Detained mother Nazanin Zaghari-Ratcliffe said it made her “heart melt” to have her seven-year-old daughter accept a bravery award on her behalf.
Gabriella read a speech written by her mother, who remains in Iran almost six years after her arrest and imprisonment.
Mrs Zaghari-Ratcliffe, a British-Iranian dual national, has been recognised at the Magnitsky Human Rights Awards.
Her husband, Richard, who recently spent 21 days on hunger strike to draw attention to his wife’s case, said the family was “very proud” of the honour.
Accepting the “courage under fire” award on her behalf at the event in London on Thursday evening, Gabriella read her mother’s words.
She said: “Thank you for this award. It means a lot to me and to my cellmates still in Evin Prison, that we are not forgotten.

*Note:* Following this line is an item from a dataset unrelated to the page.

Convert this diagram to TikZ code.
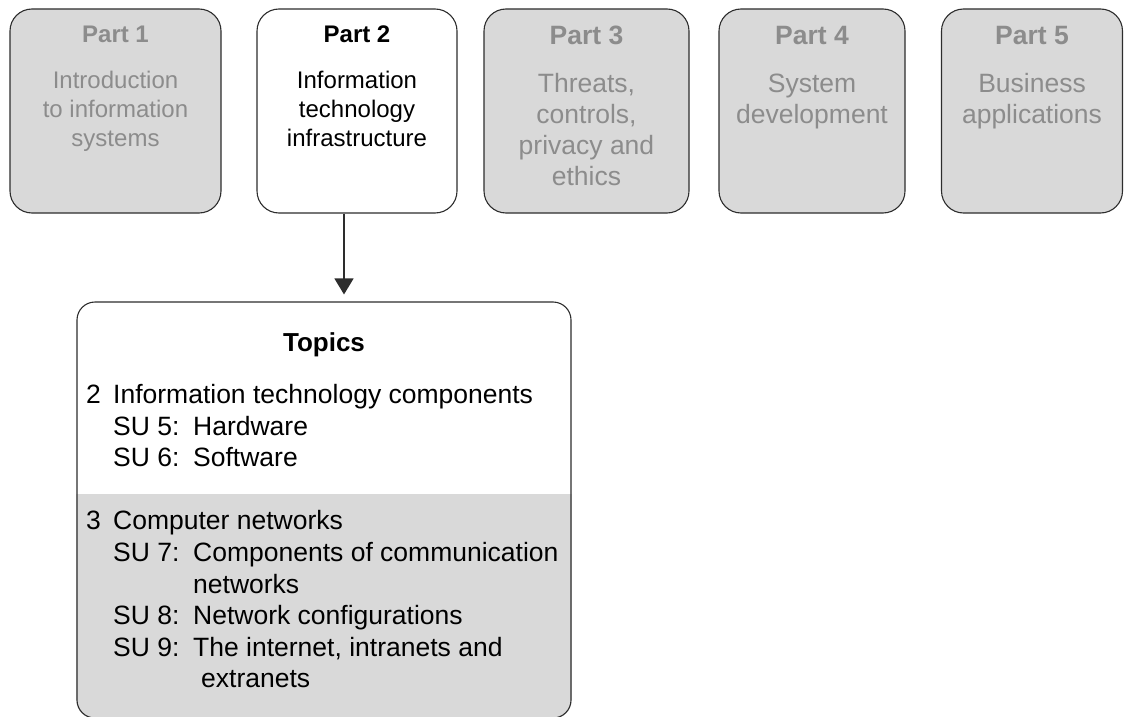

“It makes my heart melt to see my daughter, now big enough to receive this award and to read these words.
“One day may we live in a world where we do not need to fight for our freedom. But thank you to all of you for walking next to us while we still need to do this fight, and for still reminding us that freedom is one day closer.”

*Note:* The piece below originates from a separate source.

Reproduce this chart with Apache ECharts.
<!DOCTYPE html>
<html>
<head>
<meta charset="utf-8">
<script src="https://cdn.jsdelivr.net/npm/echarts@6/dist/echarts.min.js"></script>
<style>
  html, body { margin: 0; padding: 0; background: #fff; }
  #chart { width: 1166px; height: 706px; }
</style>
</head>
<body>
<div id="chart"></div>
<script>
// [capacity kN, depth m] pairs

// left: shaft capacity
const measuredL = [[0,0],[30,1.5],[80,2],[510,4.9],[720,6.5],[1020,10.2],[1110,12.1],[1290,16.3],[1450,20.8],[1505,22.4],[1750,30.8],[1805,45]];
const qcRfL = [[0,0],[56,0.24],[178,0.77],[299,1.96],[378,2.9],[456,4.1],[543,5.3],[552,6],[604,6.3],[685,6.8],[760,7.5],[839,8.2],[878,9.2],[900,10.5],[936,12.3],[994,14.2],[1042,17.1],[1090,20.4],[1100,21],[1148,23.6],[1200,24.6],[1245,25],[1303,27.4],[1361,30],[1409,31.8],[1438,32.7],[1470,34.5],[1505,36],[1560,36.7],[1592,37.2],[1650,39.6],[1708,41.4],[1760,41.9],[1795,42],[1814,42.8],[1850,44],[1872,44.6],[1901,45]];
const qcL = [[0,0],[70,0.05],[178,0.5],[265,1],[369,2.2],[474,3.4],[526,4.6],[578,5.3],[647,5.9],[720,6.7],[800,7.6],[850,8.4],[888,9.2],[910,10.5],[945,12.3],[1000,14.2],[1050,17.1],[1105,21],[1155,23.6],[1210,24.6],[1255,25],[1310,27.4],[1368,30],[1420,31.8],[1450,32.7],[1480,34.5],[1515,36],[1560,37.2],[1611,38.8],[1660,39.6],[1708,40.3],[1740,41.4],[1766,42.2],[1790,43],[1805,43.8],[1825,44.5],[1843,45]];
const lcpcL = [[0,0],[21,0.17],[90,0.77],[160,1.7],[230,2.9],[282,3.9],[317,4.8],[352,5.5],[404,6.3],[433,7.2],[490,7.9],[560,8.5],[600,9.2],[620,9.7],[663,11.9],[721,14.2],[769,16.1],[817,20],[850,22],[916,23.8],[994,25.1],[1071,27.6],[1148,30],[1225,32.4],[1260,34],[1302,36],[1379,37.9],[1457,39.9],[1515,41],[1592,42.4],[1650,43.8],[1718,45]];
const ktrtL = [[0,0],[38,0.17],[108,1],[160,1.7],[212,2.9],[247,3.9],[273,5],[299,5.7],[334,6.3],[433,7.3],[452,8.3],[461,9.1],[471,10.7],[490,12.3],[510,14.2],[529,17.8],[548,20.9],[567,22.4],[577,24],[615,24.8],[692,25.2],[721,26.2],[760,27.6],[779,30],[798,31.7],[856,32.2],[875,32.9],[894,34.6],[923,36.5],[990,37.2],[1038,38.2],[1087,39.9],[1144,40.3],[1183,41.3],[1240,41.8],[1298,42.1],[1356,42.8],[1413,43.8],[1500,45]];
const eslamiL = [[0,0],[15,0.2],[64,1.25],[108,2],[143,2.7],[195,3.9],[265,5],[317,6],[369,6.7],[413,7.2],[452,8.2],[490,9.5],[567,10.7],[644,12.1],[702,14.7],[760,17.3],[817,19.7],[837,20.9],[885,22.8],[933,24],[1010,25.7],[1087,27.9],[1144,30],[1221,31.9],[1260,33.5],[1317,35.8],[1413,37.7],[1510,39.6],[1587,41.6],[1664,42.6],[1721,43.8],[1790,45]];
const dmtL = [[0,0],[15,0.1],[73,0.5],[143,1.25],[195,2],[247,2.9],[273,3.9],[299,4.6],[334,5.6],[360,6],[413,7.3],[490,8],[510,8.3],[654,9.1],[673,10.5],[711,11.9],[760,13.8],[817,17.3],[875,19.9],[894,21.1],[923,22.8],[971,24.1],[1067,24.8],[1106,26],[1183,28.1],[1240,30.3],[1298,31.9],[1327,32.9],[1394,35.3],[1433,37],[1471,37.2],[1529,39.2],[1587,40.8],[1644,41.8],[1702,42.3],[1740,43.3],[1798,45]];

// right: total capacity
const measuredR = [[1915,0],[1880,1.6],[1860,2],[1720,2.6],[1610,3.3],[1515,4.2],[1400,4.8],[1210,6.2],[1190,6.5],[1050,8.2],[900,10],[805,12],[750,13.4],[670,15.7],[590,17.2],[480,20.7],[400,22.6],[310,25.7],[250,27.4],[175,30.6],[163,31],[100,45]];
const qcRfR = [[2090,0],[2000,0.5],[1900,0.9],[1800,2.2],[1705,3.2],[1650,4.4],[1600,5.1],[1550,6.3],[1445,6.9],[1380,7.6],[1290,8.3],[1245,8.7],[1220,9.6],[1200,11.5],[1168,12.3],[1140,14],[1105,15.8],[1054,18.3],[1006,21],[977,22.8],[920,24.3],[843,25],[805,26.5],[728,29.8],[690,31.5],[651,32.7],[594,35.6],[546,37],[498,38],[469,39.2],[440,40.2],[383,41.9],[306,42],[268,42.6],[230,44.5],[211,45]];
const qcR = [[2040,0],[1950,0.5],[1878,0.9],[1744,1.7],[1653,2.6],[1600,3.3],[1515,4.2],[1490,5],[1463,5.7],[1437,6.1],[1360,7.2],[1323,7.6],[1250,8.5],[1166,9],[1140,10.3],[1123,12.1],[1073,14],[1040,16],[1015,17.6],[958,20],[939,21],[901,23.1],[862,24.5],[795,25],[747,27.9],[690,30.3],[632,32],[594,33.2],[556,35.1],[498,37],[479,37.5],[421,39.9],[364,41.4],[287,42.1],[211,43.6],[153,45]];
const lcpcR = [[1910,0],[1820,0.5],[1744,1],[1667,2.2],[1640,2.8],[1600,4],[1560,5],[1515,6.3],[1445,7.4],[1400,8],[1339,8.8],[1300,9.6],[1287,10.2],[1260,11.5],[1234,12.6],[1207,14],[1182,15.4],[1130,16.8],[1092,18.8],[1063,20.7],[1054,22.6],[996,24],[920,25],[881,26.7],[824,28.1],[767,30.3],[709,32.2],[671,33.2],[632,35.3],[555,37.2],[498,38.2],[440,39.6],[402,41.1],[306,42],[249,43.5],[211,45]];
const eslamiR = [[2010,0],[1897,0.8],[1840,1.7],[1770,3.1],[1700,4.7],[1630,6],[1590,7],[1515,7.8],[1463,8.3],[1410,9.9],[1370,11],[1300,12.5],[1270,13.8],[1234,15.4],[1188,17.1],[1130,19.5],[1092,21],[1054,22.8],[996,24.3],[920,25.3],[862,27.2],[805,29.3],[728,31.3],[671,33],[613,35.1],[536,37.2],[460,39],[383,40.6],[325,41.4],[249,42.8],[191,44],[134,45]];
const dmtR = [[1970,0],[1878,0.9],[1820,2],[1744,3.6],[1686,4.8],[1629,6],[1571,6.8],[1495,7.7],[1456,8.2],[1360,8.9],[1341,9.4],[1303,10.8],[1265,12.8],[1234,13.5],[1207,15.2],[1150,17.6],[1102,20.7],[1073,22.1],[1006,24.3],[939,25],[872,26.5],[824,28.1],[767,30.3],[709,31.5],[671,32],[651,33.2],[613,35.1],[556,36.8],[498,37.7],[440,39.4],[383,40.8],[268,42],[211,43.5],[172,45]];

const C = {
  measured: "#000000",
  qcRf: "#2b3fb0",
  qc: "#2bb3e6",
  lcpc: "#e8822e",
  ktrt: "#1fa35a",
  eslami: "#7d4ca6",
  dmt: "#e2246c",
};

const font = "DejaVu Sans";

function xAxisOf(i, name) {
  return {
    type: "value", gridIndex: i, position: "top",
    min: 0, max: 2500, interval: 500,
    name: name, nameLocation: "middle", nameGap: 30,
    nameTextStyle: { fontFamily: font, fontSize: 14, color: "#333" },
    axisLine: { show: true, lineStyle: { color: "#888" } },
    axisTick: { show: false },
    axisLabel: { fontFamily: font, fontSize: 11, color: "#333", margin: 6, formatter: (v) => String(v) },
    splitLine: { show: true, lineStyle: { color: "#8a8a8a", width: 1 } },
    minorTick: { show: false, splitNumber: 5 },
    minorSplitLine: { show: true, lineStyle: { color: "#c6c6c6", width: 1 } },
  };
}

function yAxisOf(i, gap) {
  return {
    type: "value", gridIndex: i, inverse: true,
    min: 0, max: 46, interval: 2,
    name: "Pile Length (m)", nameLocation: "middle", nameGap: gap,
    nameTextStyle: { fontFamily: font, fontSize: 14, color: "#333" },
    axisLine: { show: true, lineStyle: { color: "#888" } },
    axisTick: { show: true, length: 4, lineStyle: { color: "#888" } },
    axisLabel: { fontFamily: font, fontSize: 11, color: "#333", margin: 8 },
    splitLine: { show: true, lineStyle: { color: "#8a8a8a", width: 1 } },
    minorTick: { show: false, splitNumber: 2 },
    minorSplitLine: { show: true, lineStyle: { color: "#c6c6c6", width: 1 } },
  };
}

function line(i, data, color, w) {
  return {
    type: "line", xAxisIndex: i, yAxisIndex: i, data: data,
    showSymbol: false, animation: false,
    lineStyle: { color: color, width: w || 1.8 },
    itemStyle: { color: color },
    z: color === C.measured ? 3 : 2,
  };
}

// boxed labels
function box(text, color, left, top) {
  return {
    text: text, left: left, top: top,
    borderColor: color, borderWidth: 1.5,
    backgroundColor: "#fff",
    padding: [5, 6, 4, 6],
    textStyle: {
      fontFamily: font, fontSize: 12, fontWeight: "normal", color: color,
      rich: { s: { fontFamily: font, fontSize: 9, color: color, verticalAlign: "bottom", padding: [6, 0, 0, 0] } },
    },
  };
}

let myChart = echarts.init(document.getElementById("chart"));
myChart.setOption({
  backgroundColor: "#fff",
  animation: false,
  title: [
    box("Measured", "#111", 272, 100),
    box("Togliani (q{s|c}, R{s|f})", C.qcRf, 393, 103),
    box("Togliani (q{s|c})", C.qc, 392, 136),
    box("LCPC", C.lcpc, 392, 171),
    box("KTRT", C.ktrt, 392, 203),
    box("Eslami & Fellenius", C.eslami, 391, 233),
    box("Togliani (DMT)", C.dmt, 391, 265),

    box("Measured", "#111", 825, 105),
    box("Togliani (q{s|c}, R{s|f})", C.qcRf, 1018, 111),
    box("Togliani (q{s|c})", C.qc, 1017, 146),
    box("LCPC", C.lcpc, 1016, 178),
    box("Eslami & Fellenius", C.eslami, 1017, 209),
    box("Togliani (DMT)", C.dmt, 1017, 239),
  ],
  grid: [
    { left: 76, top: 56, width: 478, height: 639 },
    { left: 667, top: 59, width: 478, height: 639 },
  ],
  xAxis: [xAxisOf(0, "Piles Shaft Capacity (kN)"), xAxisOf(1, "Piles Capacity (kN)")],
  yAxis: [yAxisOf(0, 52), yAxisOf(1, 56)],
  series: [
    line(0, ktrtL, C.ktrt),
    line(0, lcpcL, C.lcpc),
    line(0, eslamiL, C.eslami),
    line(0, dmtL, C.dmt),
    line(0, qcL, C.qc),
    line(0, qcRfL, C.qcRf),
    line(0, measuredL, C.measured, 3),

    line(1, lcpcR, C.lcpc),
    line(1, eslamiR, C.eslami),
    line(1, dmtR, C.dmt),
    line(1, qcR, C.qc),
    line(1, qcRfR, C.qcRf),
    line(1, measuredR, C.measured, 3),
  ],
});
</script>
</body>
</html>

Mrs Zaghari-Ratcliffe was arrested in Iran in 2016 as she prepared to fly back to the UK, having taken Gabriella – then not even two years old – to see relatives.
She was accused of plotting to overthrow the Iranian government and sentenced to five years in jail, spending four years in Evin Prison and one under house arrest.
She remains in Iran at her parents’ home, with an appeal against her latest conviction having been rejected, and has always denied all charges against her.
A historic £400 million debt that Britain owes to Tehran – relating to a cancelled order for 1,500 Chieftain tanks dating back to the 1970s – has been linked to her detention, as well as that of other UK-Iranian dual nationals held in the country.
Speaking before the awards, Mr Ratcliffe said: “Nazanin was very pleased to hear of this award, for herself but also for all the others detained in Iran that you don’t get to hear about.
“The Iranian regime gets away with terrible crimes that thrive in darkness where accountability should be.”
The awards are named after a Russian lawyer, Sergei Magnitsky, who uncovered large-scale tax fraud in his home country and died in prison after giving evidence against corrupt officials.
So-called Magnitsky sanctions target those responsible for human rights violations or corruption.
Mr Ratcliffe added: “We are strengthened by the Global Magnitsky Justice Campaign’s recognition of that danger and the role of Magnitsky sanctions in challenging Iran’s state hostage-taking.
“All our family are very proud of this award.”
He told the PA news agency that the recognition was a “lovely surprise” for his wife, “knowing that other people care, and can see your injustice, knowing that you are not alone”.
He added that she was “a proud mum of her growing-up girl” .
Rupert Skilbeck, director of human rights organisation Redress, which has been part of the campaign to have Mrs Zaghari-Ratcliffe returned to the UK, said she had “endured intolerable suffering in Iran”.
He added: “This award is a timely reminder of the resilience and courage shown by many survivors of torture in the face of the most brutal human rights abuses.
“In recognising this, we must not forget that survivors deserve, and must receive, justice and reparation.
“The UK Government can and must impose Magnitsky sanctions on those responsible for Nazanin’s suffering.”
Bill Browder, head of the Global Magnitsky Justice Campaign and chief executive of Hermitage Capital Management, said: “Nazanin has bravely endured an unbelievable and unjust situation with grace and courage.
“Nobody should ever be put in a situation like this, but in spite of the pressure, she has proven how powerful she can be even in the most powerless situation.
“Her hostage-takers should understand that their crimes won’t go unpunished.”